Tough reinsurance market compounded by IFRS 17
Although this shouldn’t affect a company’s financial strength, says AM Best.
The insurance industry is undergoing significant changes with the implementation of International Financial Reporting Standards (IFRS) 17, replacing IFRS 4. This new standard introduces major shifts in how insurance contracts are reported, particularly for life and composite insurers.
Key changes include the recognition of profits over the contract's duration and the mandatory early recognition of losses on onerous contracts, especially impacting life insurers.
IFRS 17 also requires discounting liabilities, which could lower balance sheet liabilities and affect combined ratios, especially for reinsurers.
The new standard alters profitability metrics, introducing risk adjustment and contractual service margins (CSM) for longer-duration policies and replacing premiums written with insurance service revenue in income statements.

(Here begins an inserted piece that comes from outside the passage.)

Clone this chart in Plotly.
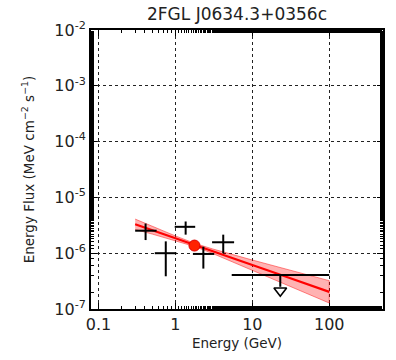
import plotly.graph_objects as go
import numpy as np

# Data points (energy in GeV, energy flux in MeV cm^-2 s^-1)
pt_e = [0.41, 0.75, 1.36, 2.31, 4.19]
pt_elo = [0.30, 0.54, 0.98, 1.69, 3.0]
pt_ehi = [0.57, 1.03, 1.81, 3.2, 5.8]
pt_f = [2.53e-6, 1.0e-6, 2.97e-6, 0.97e-6, 1.57e-6]
pt_flo = [1.72e-6, 0.386e-6, 2.15e-6, 0.53e-6, 1.0e-6]
pt_fhi = [3.4e-6, 1.63e-6, 3.7e-6, 1.31e-6, 2.15e-6]

# Upper limit
ul_e = [23.1]
ul_elo = [5.4]
ul_ehi = [100.0]
ul_f = [4.07e-7]
ul_stem = [2.5e-7]
ul_tip = [2.13e-7]

# Model (power law) and butterfly band
mod_e = [0.3, 0.5, 1.0, 1.77, 3.0, 10.0, 30.0, 100.0]
mod_f = [3.30e-6, 2.59e-6, 1.85e-6, 1.41e-6, 1.094e-6, 6.14e-7, 3.62e-7, 2.03e-7]
band_hi = [4.09e-6, 3.03e-6, 2.04e-6, 1.51e-6, 1.20e-6, 7.55e-7, 5.03e-7, 3.22e-7]
band_lo = [2.66e-6, 2.20e-6, 1.68e-6, 1.32e-6, 0.998e-6, 4.99e-7, 2.61e-7, 1.28e-7]

# Decorrelation point
dec_e = [1.77]
dec_f = [1.37e-6]

fig = go.Figure()

# band
fig.add_trace(go.Scatter(
    x=mod_e + mod_e[::-1], y=band_hi + band_lo[::-1],
    fill="toself", fillcolor="rgba(255,0,0,0.3)",
    line=dict(color="rgba(255,0,0,0.45)", width=1), mode="lines",
    hoverinfo="skip", showlegend=False))
fig.add_trace(go.Scatter(x=mod_e, y=mod_f, mode="lines",
                         line=dict(color="#ff0000", width=2.2), showlegend=False))

# points
fig.add_trace(go.Scatter(
    x=pt_e, y=pt_f, mode="markers", marker=dict(size=0.1, color="black"),
    error_x=dict(type="data", symmetric=False,
                 array=[h - c for h, c in zip(pt_ehi, pt_e)],
                 arrayminus=[c - l for l, c in zip(pt_elo, pt_e)],
                 color="black", thickness=2, width=0),
    error_y=dict(type="data", symmetric=False,
                 array=[h - c for h, c in zip(pt_fhi, pt_f)],
                 arrayminus=[c - l for l, c in zip(pt_flo, pt_f)],
                 color="black", thickness=2, width=0),
    showlegend=False))

# upper limit
fig.add_trace(go.Scatter(
    x=ul_e, y=ul_f, mode="markers", marker=dict(size=0.1, color="black"),
    error_x=dict(type="data", symmetric=False,
                 array=[ul_ehi[0] - ul_e[0]], arrayminus=[ul_e[0] - ul_elo[0]],
                 color="black", thickness=2, width=0),
    error_y=dict(type="data", symmetric=False,
                 array=[0], arrayminus=[ul_f[0] - ul_stem[0]],
                 color="black", thickness=2, width=0),
    showlegend=False))
fig.add_trace(go.Scatter(
    x=ul_e, y=ul_tip, mode="markers",
    marker=dict(symbol="triangle-down", size=11, color="white",
                line=dict(color="black", width=1.6)),
    showlegend=False))

# decorrelation marker
fig.add_trace(go.Scatter(
    x=dec_e, y=dec_f, mode="markers",
    marker=dict(symbol="circle", size=11, color="#ff2200",
                line=dict(color="#dd0000", width=1)),
    showlegend=False))

font = "DejaVu Sans"
fig.update_layout(
    width=396, height=360,
    margin=dict(l=91, r=11, t=30, b=48),
    paper_bgcolor="white", plot_bgcolor="white",
    title=dict(text="2FGL J0634.3+0356c", x=0.5, xref="paper", xanchor="center",
               y=0.962, yanchor="middle", font=dict(family=font, size=17, color="#222")),
    font=dict(family=font, color="#222"),
)
fig.update_xaxes(
    type="log", range=[np.log10(0.08), np.log10(500)],
    tickvals=[0.1, 1, 10, 100], ticktext=["0.1", "1", "10", "100"],
    ticks="inside", ticklen=6, tickwidth=1, tickcolor="black",
    tickfont=dict(size=16, family=font),
    showgrid=True, gridcolor="#222", griddash="dot", gridwidth=0.6,
    showline=True, linecolor="black", linewidth=2, mirror="allticks",
    zeroline=False,
    minor=dict(ticks="inside", ticklen=3, tickcolor="black", showgrid=False),
    title=dict(text="Energy (GeV)", font=dict(size=13.5, family=font), standoff=5),
)
fig.update_yaxes(
    type="log", range=[-7, -2],
    tickvals=[1e-7, 1e-6, 1e-5, 1e-4, 1e-3, 1e-2],
    ticktext=["10<sup>-7</sup>", "10<sup>-6</sup>", "10<sup>-5</sup>",
              "10<sup>-4</sup>", "10<sup>-3</sup>", "10<sup>-2</sup>"],
    ticks="inside", ticklen=6, tickwidth=1, tickcolor="black",
    tickfont=dict(size=16, family=font),
    showgrid=True, gridcolor="#222", griddash="dot", gridwidth=0.6,
    showline=True, linecolor="black", linewidth=2, mirror="allticks",
    zeroline=False,
    minor=dict(ticks="inside", ticklen=3, tickcolor="black", showgrid=False),
    title=dict(text="Energy Flux (MeV cm<sup>−2</sup> s<sup>−1</sup>)",
               font=dict(size=13.5, family=font), standoff=17),
)

fig.write_html("out.html")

These changes make traditional metrics like loss and expense ratios more complex.
The transition to IFRS 17 occurs during a challenging reinsurance market, posing significant hurdles despite assurances that it shouldn't affect financial strength.
The standard, effective from 1 January 2023, changes how stakeholders interpret financial statements, emphasising the time value of money and future cash flow uncertainty.
As the industry adapts, a deeper understanding of these new metrics is crucial. Comparability across different accounting standards, such as US GAAP, will require careful interpretation.
With only one year of reporting under IFRS 17, ongoing adjustments and disclosures are anticipated as the industry gains experience with the new framework.